Per Supreme Court, Anti-Discrimination Principles Apply to Arbitration Agreements

Thursday, May 25, 2017

In a decision that seems to draw inspiration from equal protection jurisprudence, the Supreme Court has reiterated that federal law bars discrimination against arbitration agreements.  State law rules that "single out" arbitration agreements for "disfavored treatment" violate federal law.  The opinion, Kindred Nursing Centers, L.P. v. Clark, 581 U.S. __ (2017), reinforces and strengthens a line of Supreme Court precedent making clear that arbitration agreements receive special protection by virtue of the Federal Arbitration Act and that state attempts to nibble away at such agreements will not stand.

The underlying case involved a family's attempt to have a jury decide whether a nursing home provided bad care to their relatives, causing their deaths.  The Kentucky Supreme Court declined to apply an arbitration clause contained in nursing home paperwork, under a state law rule that effectively singled out arbitration agreements for special (disfavored) treatment.

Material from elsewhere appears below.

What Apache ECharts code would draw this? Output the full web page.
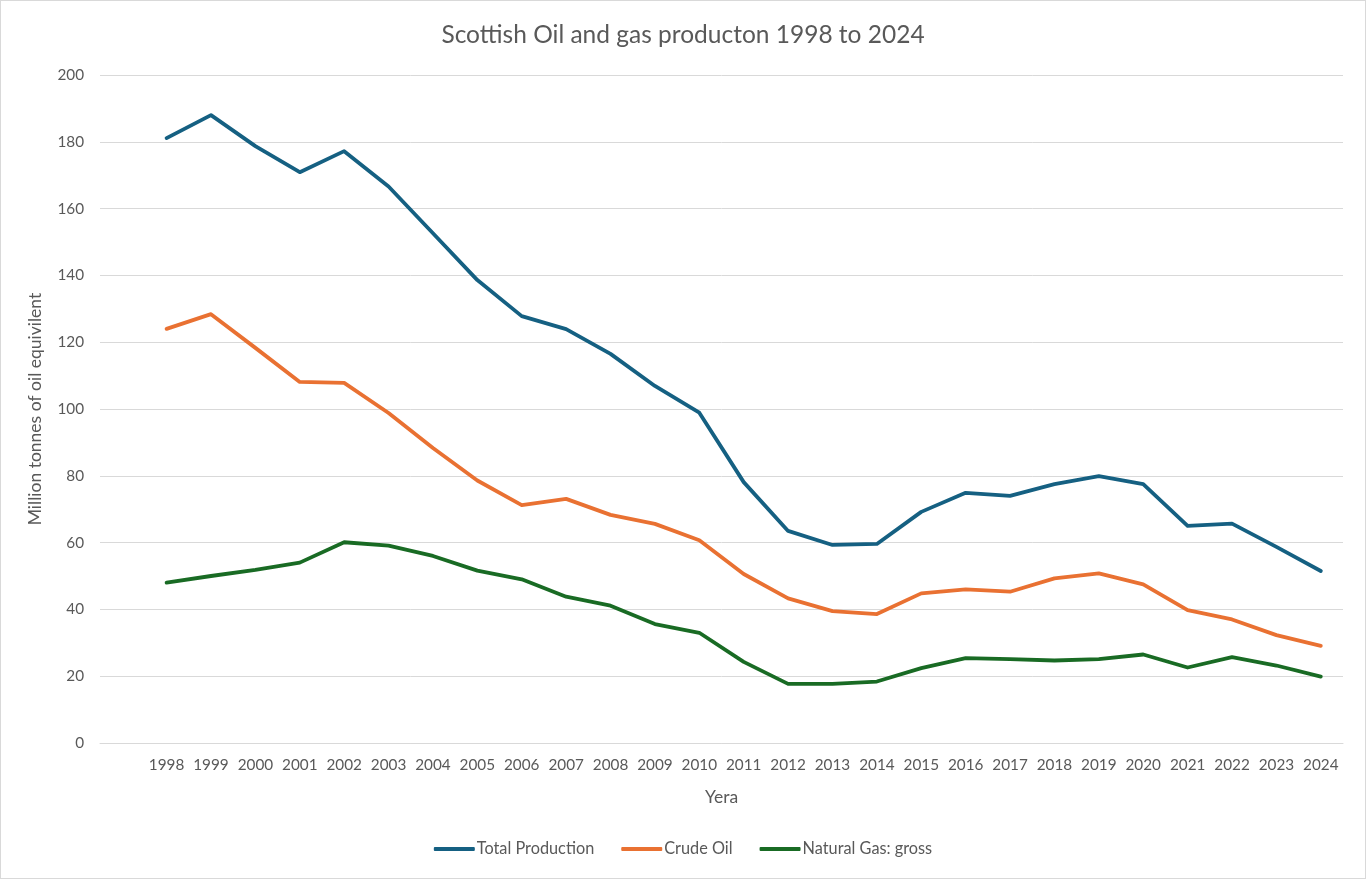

On appeal, the Supreme Court said that any state law rule that "on its face" or "covertly" disfavors arbitration agreements violates the Federal Arbitration Act.  The Court also made clear that the same anti-discrimination-in-arbitration principle applies to contract formation and contract enforcement.

The bottom line is that any state court interpreting the scope, application, or enforcement of an arbitration agreement -- or pretty much anything about arbitration agreements -- had better rely on case law having nothing to do with arbitration agreements and show that it treats other garden variety types of contracts the same way that it treats contracts to arbitrate.